**PROBLEM DESCRIPTION:**
Hunt for the word "this" across the entries below, copying each line that holds it.
## Begin
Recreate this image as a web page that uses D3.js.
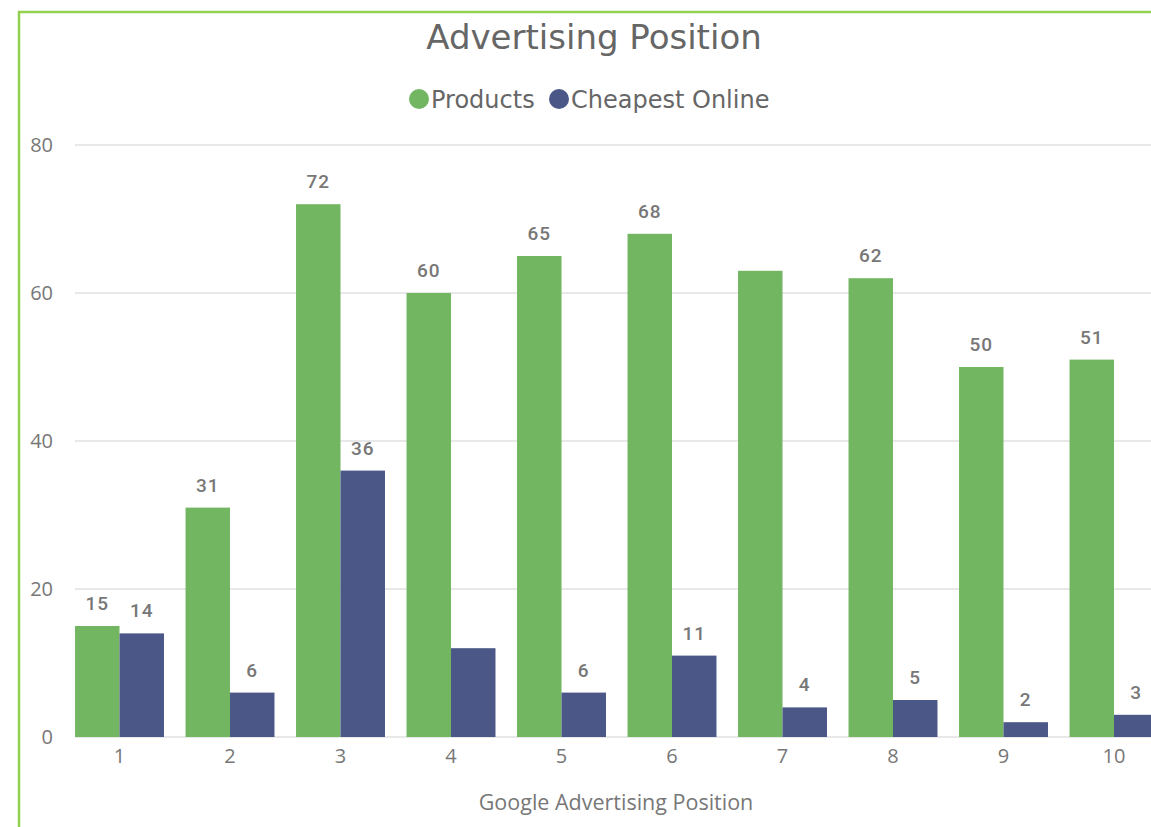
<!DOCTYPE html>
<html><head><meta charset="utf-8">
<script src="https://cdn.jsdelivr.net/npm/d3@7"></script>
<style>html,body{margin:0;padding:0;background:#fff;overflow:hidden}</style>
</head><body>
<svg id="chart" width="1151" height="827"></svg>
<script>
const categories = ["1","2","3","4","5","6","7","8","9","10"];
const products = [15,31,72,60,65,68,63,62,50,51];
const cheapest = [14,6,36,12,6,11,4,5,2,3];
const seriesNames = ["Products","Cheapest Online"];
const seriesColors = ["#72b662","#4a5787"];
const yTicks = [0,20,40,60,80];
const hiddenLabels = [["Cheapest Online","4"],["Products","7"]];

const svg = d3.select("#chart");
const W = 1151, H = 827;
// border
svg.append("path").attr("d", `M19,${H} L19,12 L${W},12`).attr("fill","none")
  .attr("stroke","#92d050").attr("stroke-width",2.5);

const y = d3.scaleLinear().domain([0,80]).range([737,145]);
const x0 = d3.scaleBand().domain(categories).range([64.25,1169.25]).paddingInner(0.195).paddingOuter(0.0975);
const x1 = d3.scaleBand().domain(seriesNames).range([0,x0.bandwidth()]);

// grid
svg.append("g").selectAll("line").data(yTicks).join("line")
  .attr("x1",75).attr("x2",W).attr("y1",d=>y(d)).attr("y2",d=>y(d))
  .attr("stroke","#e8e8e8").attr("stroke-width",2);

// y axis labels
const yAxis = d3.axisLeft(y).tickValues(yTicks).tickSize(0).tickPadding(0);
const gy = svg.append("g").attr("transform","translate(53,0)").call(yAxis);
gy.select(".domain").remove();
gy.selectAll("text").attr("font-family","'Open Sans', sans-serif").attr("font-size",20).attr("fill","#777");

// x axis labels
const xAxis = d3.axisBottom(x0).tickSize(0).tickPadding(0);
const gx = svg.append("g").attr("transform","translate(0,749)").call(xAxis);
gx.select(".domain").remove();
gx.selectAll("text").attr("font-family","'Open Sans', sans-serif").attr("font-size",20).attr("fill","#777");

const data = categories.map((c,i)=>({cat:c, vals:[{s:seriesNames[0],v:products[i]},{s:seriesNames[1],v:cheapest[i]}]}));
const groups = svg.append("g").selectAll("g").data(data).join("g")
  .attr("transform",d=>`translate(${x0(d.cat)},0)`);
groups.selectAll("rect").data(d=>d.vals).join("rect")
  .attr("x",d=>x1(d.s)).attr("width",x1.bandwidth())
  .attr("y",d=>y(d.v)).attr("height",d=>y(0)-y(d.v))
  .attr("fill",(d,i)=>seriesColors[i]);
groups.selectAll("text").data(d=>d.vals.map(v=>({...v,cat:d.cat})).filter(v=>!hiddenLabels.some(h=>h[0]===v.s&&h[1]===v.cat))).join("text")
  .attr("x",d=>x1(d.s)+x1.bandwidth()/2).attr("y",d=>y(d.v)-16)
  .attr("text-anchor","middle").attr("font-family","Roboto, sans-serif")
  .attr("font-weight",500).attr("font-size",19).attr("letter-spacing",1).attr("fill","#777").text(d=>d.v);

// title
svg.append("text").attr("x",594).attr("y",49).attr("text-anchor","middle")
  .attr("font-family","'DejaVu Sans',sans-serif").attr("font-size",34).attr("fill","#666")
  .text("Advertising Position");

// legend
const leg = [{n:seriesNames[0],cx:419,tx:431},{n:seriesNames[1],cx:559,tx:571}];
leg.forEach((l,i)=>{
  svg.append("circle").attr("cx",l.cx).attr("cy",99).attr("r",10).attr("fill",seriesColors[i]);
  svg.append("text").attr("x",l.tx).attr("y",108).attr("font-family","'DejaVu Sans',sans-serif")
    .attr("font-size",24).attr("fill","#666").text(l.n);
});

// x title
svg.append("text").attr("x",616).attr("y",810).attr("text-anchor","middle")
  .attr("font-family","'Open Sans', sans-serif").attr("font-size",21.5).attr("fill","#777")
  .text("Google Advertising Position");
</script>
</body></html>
## End
## Begin
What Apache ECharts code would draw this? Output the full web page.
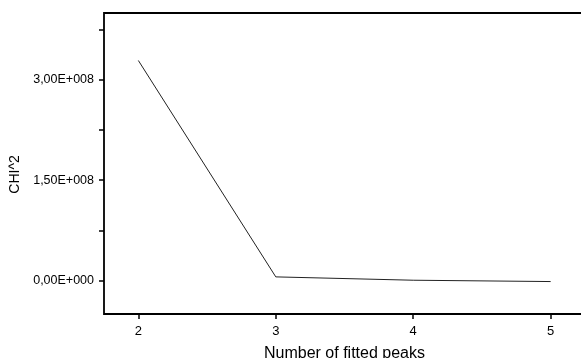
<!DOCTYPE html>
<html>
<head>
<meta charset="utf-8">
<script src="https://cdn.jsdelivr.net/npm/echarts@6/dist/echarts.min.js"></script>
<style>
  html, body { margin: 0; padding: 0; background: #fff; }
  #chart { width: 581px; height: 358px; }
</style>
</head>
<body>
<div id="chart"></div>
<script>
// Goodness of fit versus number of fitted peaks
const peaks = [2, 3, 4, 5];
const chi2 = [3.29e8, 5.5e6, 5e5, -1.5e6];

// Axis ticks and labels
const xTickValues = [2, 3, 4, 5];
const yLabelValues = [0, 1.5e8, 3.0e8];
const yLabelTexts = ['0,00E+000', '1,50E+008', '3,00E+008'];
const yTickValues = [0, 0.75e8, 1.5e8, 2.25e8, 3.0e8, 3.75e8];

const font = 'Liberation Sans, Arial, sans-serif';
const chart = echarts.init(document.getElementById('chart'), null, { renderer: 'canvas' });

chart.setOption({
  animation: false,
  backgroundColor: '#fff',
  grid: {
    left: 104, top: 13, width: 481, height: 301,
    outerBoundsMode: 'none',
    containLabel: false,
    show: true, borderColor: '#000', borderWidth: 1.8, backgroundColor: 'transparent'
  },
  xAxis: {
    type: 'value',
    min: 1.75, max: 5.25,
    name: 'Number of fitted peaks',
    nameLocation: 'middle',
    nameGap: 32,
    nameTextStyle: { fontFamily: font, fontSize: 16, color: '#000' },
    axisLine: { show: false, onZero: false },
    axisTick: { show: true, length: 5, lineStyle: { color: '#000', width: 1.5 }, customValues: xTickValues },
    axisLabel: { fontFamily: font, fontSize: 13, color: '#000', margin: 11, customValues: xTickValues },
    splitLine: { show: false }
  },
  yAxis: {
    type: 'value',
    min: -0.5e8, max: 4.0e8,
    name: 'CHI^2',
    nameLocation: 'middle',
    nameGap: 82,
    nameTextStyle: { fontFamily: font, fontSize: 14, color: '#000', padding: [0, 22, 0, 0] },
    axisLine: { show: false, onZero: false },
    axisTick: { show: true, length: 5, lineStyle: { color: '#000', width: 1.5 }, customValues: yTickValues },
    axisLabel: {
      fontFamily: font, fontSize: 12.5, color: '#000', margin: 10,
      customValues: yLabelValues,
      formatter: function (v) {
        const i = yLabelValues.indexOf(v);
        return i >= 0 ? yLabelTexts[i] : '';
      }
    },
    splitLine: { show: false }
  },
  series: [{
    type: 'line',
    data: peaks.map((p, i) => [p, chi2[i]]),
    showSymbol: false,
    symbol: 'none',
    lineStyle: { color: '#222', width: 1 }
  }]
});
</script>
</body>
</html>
## End
**FULL SOLUTION:**
Recreate this image as a web page that uses D3.js.
What Apache ECharts code would draw this? Output the full web page.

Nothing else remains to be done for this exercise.